Andrew McFarland

Capitol News Illinois
160 years later, activist Elizabeth Packard honored in place of abusive psychiatrist she exposed
By Jerry Nowicki and Molly Parker
August 9, 2023

Andrew McFarland

Elizabeth Packard

In June 1860, Elizabeth Parsons Ware Packard was committed to the Illinois Hospital and Asylum for the Insane in Jacksonville by her husband, a Calvinist minister, for, in part, publicly disagreeing with his positions on religion, women’s rights and slavery.

She remained there for more than three years under the care of a psychiatrist who used torturous treatment methods likened to waterboarding, and who collaborated in the imprisonment of women sent to the center even in cases when they were not actually suffering from mental illness.

Now, a state-run mental health center in Springfield – one that for the past 55 years has been named for that psychiatrist, Andrew McFarland – will be renamed in honor of Packard, whose meticulous notes brought much of McFarland’s patient maltreatment to light. 

“Today we are putting a spotlight on the real hero associated with this institution,” Gov. J.B. Pritzker said before signing an order Wednesday to change the name of the 120-bed mental health hospital. Packard, he said, is “someone who, in truth, better expresses our proud history of positive reform; someone who changed our world for the better.”

At the time Packard was sent to the asylum, it took little more than a husband’s word to commit a woman – to essentially imprison them – for months or years at a time, even if they showed no signs of mental illness. After her husband, Theophilus Packard Jr., sought her commitment, historical accounts say she was violently forced from her home and put on a train to the facility. 

A housewife and mother of six, Packard spent three years inside the hospital in Jacksonville, about 30 miles west of Springfield, a facility that closed in 2012. McFarland oversaw the hospital and perpetuated the lie of her “madness.”  He allowed her release in 1863 only after declaring her “incurably insane.” 

Instead of breaking Packard, the injustices she endured strengthened her resolve. While confined to the facility, she documented inhumane conditions and patient mistreatment. 

For years after her release, she championed the civil rights of people wrongly accused of “insanity” as well as those living with mental illness. She traveled the country telling the story of her wrongful imprisonment and authored several books. In 1867, she successfully lobbied the state legislature to pass a law that afforded people accused of “insanity” the right to a jury trial prior to commitment against their will. 

That same year, the legislature set up a commission to investigate Packard’s and others’ claims against McFarland. That commission recommended “an immediate change in the office of Superintendent, and the correction of abuses shown to exist,” according to an account by the Sangamon County Historical Society. 

McFarland, however, continued to lead the facility until 1870, when he founded a private asylum. 
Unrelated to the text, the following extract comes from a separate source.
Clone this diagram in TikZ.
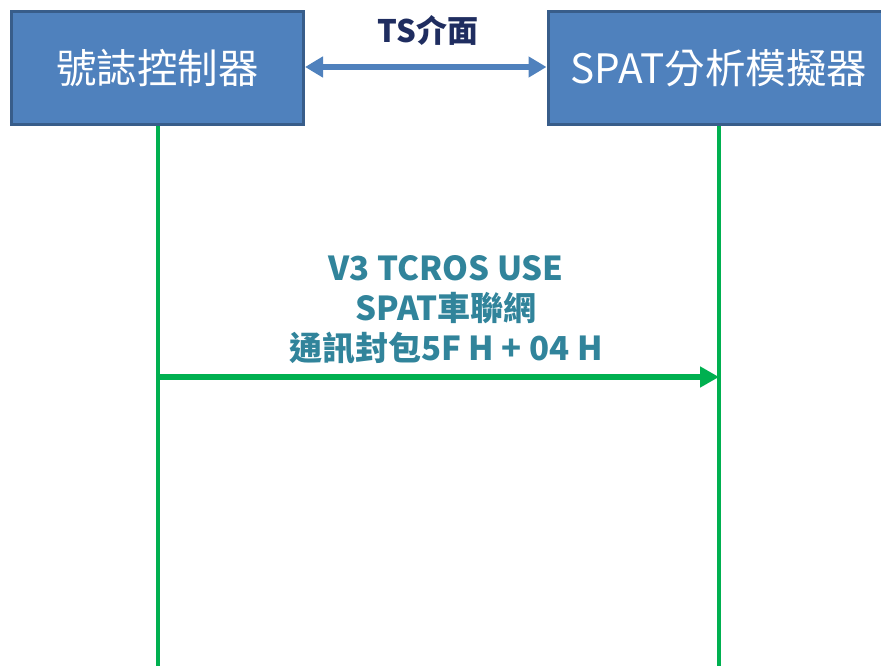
\documentclass[tikz,border=0pt]{standalone}
\usepackage{fontspec}
\setmainfont{Noto Sans CJK TC}
\usetikzlibrary{arrows.meta}
\definecolor{boxfill}{HTML}{4F81BD}
\definecolor{boxline}{HTML}{385D8A}
\definecolor{lifegreen}{HTML}{00B050}
\definecolor{labelteal}{HTML}{31849B}
\definecolor{tsnavy}{HTML}{1F2D60}
\begin{document}
\begin{tikzpicture}[x=1pt,y=-1pt,
  actor/.style={draw=boxline, fill=boxfill, line width=3pt, text=white,
    font=\fontsize{40.5}{48}\selectfont, inner sep=0pt, minimum height=113pt},
  lifeline/.style={draw=lifegreen, line width=4pt},
  msgarrow/.style={draw=lifegreen, line width=5.5pt, -{Triangle[length=19pt,width=20pt]}},
  tsarrow/.style={draw=boxfill, line width=5.5pt, {Triangle[length=18pt,width=20pt]}-{Triangle[length=18pt,width=20pt]}},
  msglabel/.style={text=labelteal, font=\fontsize{33}{40}\selectfont\bfseries, align=center, inner sep=0pt},
  tslabel/.style={text=tsnavy, font=\fontsize{31}{36}\selectfont\bfseries, inner sep=0pt}
]
\useasboundingbox (0,0) rectangle (881,666);
% lifelines
\coordinate (ctrlEnd) at (157.5,672);
\coordinate (simEnd) at (719,672);
\node[actor, minimum width=292pt] (ctrl) at (157.5,68) {號誌控制器};
\node[actor, minimum width=342pt] (sim) at (719,68) {SPAT分析模擬器};
\draw[lifeline] (ctrl.south) -- (ctrlEnd);
\draw[lifeline] (sim.south) -- (simEnd);
% TS interface
\coordinate (tsL) at (ctrl.east |- 0,67);
\coordinate (tsR) at (sim.west |- 0,67);
\draw[tsarrow] (tsL) -- (tsR);
\node[tslabel, anchor=base] (tslbl) at (428,43) {TS介面};
% message
\coordinate (mL) at (ctrl.south |- 0,377);
\coordinate (mR) at (sim.south |- 0,377);
\draw[msgarrow] (mL) -- (mR);
\node[msglabel] (msg) at (446,310) {V3 TCROS USE\\SPAT車聯網\\通訊封包5F H + 04 H};
\end{tikzpicture}
\end{document}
Despite the legislature’s own commission detailing McFarland’s patient mistreatment, lawmakers nearly 100 years later made McFarland the namesake of the Springfield psychiatric hospital when it opened in 1968. 

“With that designation, the state didn’t just let Elizabeth down, it let down millions of Americans struggling with their mental health,” Pritzker said Wednesday. 

Packard lived until 1897, spending much of her latter years caring for a daughter who had mental illness – and ensuring she was not institutionalized. McFarland died by suicide in 1891. 

While several historical accounts have acknowledged Packard’s advocacy, her story gained new life in June 2021 when it was featured in a historical novel by bestselling author Kate Moore, of Cambridge, titled: “The Woman They Could Not Silence: One Woman, Her Incredible Fight for Freedom, and the Men Who Tried to Make Her Disappear.”

At Wednesday’s news conference, Pritzker thanked Moore for her book. He also credited Springfield resident Miranda Bailey-Peetz for launching a petition drive to rename the facility, garnering hundreds of signatures. 

In an interview with Capitol News Illinois on Wednesday via Zoom, Moore said the idea for the book came from the #MeToo movement. She wanted to explore the idea that women have historically been “silenced through the false claim that we’re crazy.” In searching for a heroine for her book on the internet, she stumbled upon a passage about Packard in a University of Wisconsin essay about lunacy in the 19th century.

“And when I started looking into her story, I was like, ‘wow, she is the one,’” Moore said, adding that she learned through extensive research that Packard was fearless in her pursuits to help others but also incredibly modest. Packard may not have personally sought to have her name emblazoned on a building, Moore surmised, but she would have been “delighted” to see McFarland’s name removed and that “the truth is finally coming out.”

“I think she would be personally grateful that she and her work have been recognized when, so much of her life, she was denigrated and dumbed down. I think you would have to take pleasure in that feeling of respect being shown to what you’ve dedicated your life to,” Moore said. “But I also think she would say the work is not done.”